- **Written request**
Go through the material below and copy each line where the word "React" appears.

- **Information given**

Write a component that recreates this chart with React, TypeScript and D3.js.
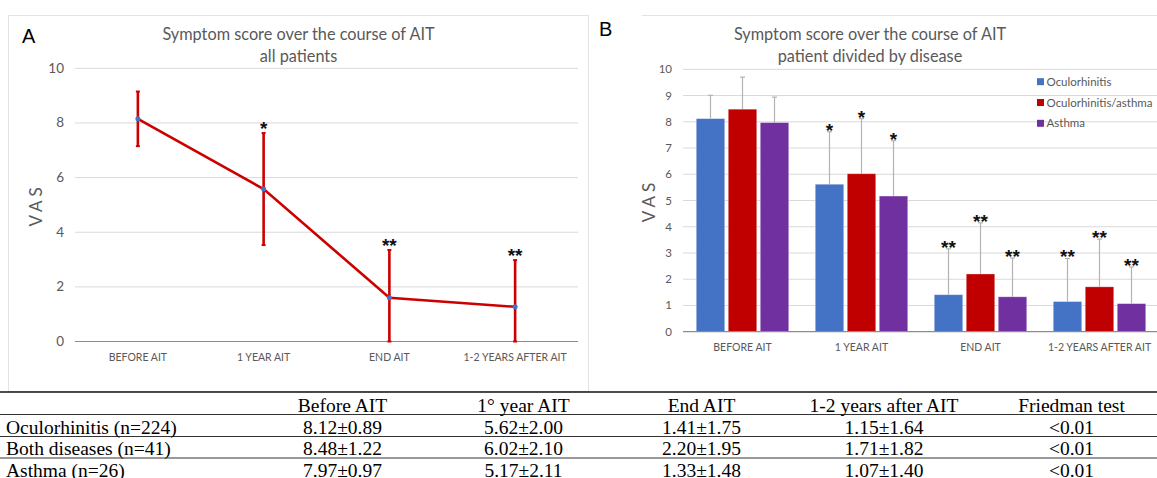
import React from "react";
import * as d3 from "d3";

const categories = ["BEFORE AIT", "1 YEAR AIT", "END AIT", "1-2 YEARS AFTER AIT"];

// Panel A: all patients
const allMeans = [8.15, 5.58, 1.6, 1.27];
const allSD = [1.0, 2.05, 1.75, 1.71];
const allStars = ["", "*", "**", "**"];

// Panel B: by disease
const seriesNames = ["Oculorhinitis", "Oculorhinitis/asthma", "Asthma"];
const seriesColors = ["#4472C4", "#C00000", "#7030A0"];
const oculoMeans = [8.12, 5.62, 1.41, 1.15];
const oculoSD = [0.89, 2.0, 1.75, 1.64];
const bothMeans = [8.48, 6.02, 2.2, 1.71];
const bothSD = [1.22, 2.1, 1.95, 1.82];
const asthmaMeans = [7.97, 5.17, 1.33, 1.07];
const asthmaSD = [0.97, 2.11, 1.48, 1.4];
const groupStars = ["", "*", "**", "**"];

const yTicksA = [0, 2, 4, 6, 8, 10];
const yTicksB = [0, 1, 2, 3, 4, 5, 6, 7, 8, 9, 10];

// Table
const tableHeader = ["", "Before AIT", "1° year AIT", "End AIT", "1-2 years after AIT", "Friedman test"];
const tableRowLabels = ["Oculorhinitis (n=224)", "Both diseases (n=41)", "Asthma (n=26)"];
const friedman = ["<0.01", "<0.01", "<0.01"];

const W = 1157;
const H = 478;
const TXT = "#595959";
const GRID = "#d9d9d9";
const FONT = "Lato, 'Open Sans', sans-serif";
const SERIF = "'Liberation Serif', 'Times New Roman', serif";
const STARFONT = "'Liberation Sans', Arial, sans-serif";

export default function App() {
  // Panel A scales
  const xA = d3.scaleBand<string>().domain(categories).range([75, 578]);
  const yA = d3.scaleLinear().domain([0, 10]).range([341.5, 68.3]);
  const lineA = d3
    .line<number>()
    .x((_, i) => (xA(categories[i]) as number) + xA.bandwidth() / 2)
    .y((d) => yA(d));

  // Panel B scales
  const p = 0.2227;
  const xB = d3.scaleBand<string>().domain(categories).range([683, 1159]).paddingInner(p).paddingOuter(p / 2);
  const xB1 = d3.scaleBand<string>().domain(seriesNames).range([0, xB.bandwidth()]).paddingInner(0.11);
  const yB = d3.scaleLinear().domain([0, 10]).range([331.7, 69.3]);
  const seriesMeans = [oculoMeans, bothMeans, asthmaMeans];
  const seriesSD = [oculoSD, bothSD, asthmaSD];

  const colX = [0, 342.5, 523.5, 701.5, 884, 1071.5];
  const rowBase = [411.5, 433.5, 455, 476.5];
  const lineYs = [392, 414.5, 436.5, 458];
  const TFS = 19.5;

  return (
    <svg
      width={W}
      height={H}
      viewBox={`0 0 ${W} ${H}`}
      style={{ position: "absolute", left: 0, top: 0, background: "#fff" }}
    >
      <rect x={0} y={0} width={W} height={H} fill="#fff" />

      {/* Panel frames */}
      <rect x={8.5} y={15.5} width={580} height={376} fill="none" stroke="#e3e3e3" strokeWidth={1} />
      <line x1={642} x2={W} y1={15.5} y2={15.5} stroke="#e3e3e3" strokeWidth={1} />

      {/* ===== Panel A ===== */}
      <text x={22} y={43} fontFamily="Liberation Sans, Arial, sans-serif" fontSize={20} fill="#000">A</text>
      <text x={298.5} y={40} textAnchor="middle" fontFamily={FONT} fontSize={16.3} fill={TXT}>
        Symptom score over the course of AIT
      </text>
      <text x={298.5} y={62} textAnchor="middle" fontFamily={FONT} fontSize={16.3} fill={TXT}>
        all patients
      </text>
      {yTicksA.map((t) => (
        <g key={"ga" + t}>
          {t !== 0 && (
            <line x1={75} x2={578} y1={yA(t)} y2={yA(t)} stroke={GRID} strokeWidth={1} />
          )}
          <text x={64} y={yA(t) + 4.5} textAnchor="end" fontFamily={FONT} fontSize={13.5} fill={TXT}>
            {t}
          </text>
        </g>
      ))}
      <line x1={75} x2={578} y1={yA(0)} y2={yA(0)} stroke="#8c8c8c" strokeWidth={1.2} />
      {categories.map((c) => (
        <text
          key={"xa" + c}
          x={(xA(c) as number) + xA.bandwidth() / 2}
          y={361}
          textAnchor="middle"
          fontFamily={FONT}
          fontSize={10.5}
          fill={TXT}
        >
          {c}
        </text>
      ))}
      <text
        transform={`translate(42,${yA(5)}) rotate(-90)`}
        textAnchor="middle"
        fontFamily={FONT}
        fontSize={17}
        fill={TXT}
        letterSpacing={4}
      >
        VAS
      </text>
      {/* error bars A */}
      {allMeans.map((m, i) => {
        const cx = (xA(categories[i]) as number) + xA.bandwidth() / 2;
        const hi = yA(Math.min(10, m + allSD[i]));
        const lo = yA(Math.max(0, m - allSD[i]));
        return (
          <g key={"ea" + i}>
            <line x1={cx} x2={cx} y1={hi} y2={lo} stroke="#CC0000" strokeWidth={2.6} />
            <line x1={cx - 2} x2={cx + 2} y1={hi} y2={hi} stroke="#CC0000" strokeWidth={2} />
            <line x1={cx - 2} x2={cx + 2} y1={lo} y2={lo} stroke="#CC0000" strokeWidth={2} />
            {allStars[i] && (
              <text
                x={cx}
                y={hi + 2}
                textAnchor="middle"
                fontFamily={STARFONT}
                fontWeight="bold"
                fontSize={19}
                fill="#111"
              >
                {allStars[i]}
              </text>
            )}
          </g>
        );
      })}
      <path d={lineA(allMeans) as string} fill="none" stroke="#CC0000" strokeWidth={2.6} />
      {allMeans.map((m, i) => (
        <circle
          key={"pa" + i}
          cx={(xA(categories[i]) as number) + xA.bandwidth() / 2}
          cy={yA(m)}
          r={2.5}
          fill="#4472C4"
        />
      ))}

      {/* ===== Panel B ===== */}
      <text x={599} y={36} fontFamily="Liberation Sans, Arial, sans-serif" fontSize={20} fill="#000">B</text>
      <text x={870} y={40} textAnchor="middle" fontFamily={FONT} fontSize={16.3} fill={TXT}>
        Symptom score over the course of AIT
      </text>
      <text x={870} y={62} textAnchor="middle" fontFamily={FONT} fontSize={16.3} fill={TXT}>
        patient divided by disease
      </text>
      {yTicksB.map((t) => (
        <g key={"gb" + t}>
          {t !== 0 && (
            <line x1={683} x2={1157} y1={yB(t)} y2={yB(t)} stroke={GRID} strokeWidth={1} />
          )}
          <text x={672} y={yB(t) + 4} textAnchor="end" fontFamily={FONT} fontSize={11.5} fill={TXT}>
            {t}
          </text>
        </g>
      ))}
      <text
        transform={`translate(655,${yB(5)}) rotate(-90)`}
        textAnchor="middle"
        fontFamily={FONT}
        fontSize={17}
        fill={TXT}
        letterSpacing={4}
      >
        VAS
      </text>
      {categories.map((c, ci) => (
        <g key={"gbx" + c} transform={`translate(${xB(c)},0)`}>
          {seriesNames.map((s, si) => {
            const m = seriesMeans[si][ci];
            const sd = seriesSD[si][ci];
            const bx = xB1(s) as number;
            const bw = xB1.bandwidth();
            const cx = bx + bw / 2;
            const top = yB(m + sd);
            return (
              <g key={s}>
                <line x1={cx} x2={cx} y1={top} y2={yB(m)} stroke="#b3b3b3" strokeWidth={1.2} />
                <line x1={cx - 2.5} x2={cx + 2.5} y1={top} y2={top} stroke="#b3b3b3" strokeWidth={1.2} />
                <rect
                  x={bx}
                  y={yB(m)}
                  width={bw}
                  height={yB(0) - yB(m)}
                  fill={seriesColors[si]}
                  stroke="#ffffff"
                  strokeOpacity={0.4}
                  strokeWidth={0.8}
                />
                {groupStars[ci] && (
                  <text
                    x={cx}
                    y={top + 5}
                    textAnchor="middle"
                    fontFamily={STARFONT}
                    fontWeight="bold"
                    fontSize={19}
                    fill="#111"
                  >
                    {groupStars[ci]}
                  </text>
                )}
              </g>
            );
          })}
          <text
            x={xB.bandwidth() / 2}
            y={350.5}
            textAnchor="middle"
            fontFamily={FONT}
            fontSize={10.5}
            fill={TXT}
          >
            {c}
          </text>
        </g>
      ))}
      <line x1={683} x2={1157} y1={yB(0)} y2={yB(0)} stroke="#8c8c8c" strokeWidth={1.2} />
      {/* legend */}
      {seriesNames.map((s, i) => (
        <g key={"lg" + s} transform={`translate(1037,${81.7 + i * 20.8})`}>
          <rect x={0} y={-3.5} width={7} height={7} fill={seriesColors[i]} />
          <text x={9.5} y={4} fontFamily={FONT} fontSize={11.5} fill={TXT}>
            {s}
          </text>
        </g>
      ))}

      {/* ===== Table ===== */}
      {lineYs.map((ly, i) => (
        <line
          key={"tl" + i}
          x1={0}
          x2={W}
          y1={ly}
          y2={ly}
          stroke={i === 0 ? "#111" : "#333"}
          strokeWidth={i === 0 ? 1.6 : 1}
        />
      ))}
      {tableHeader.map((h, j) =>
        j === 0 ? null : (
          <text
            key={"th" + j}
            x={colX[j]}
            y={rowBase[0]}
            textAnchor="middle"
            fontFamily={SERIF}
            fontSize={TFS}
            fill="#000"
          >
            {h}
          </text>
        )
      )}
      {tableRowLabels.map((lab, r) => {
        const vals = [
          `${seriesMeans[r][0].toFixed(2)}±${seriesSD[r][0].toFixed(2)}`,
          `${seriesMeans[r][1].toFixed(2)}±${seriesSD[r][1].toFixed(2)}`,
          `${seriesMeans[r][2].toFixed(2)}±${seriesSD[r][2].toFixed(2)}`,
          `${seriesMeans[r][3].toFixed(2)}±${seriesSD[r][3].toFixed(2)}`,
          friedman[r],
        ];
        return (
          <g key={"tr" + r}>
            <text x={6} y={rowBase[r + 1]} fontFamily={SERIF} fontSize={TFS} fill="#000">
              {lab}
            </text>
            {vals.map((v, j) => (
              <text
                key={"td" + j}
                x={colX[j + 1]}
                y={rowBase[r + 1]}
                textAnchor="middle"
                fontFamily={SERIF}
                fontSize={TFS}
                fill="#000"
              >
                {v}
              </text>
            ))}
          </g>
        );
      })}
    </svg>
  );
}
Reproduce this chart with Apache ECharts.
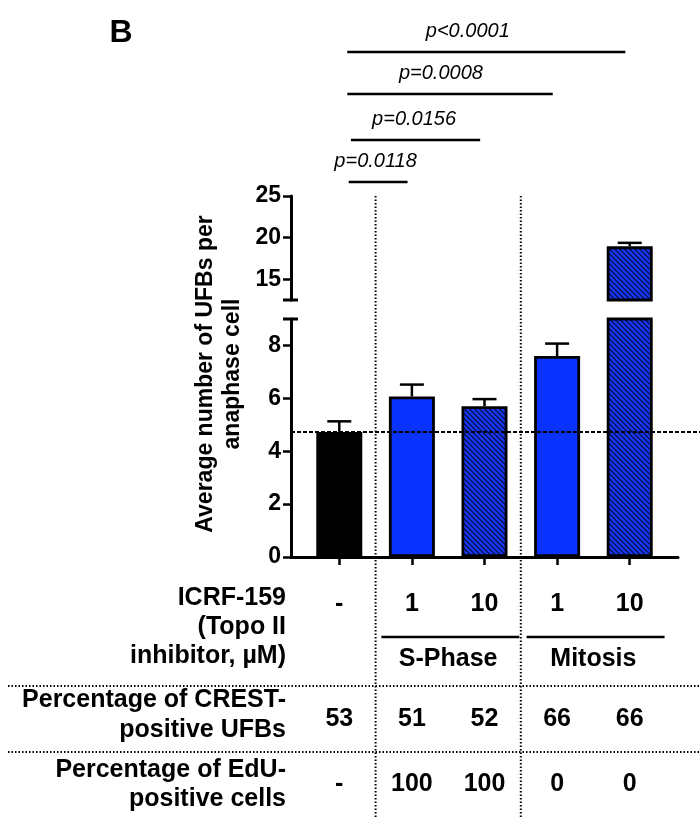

- **Written answer**
Write a component that recreates this chart with React, TypeScript and D3.js.
import React from "react";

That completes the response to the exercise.